Freedom Through Transformation
For whosoever will save his life shall lose it; and whosoever will lose his life for my sake shall find it. For what is a man profited, if he shall gain the whole world, and lose his own soul? (Matthew 16:25–26)
The main transformation change we begin to experience as we become more conscious and aware of ourselves is the belief that salvation of any form comes from the external world. To commit to our inner change or transformation is, in a sense, to lose our life – not our real life, but the false life of dreams and illusions, the life that we have been conditioned with, and taught to believe in, by the world.
The first time I was going to enter an alternate state of consciousness as part of my preparation, I asked my shaman teacher why he kept referring to the experience as the Apocalypse. He explained that the word Apocalypse has an entirely different significance to “the end of the world” as we usually think of it. The word itself means “to reveal” or “to unveil” and it predicts not the end of the world, but rather the end of the world as we know it once the truth is revealed.

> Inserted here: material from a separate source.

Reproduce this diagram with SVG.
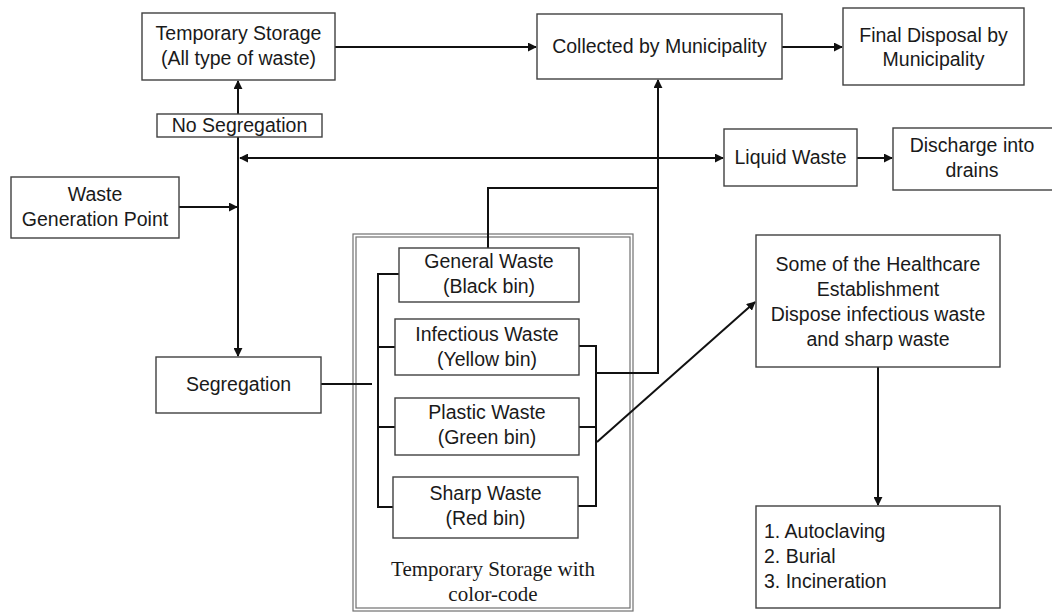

The moment you grow and release yourself from the enslavement of cultural values, along with unconscious desires of stimulation, possessions and socially acceptable lifestyles; you begin to feel an enveloping sense of isolation, you begin to experience your own apocalypse. Gradually we find that our friends and family find us less interesting, more dull, more humorless. Gradually we find that we don’t care much for what we use to.
As you become more authentic and stop pretending and lying to yourself, you begin to feel the hypocrisy and psychologically manipulative relationship games in much of what had formerly been your social life. You begin to find solace is solitude because it provides space to be the way you truly feel – it allows you to create a consistent center free from illusions and masks. Suddenly, you begin to understand the lone wolf who leaves the pack.
This solitude is essential for any spiritual journey. As we go deeper and deeper into it, we grow in Self-Awareness and begin to understand this immense chaos that existed within us. We observe how we were full of the most varied and exalted ideas, full of sympathies and antipathies, love, hatred, attachments, patriotism, habits, tastes, desires and convictions.
As Self-Transformation grows within us, we will gradually find that all this dual chaos is quite empty and meaningless. Through Self-Transformation, slowly we experience less thoughts, less reactive feelings, feel little certainty and no strong convictions or views.
What once strongly agitated us now simply leaves us completely indifferent. Every so often we catch glimpses of how artificial and imaginary our moods and strong convictions were. Instead, we quietly appreciate the subtle inclinations and tastes that arise within us.
With this new understanding of ourselves comes the greatest of gifts; that of an immense compassion and understanding for others, others who like you, are the victims of an immense inner chaos, social conditioning and unconscious sea of emotions.
The ancient alchemists understood this process of transformation. A lot of alchemists confused metaphor with reality trying to turn lead into gold without realizing that many ancient teachings were “encrypted” into metaphors and stories. In this case alchemy symbolized the process of striving toward our human potential; that of turning a dull, ignorant mind and transforming it into a bright, enlightened one.
In true Alchemy one goes through four stages of development:
The Nigredo; in which one experiences the darkness and depression of life.
The Albedo; in which one see’s the brightness of things.
The Rubedo; where one discovers passion and understanding.
The Citrino; where one appreciates the goldenness of life.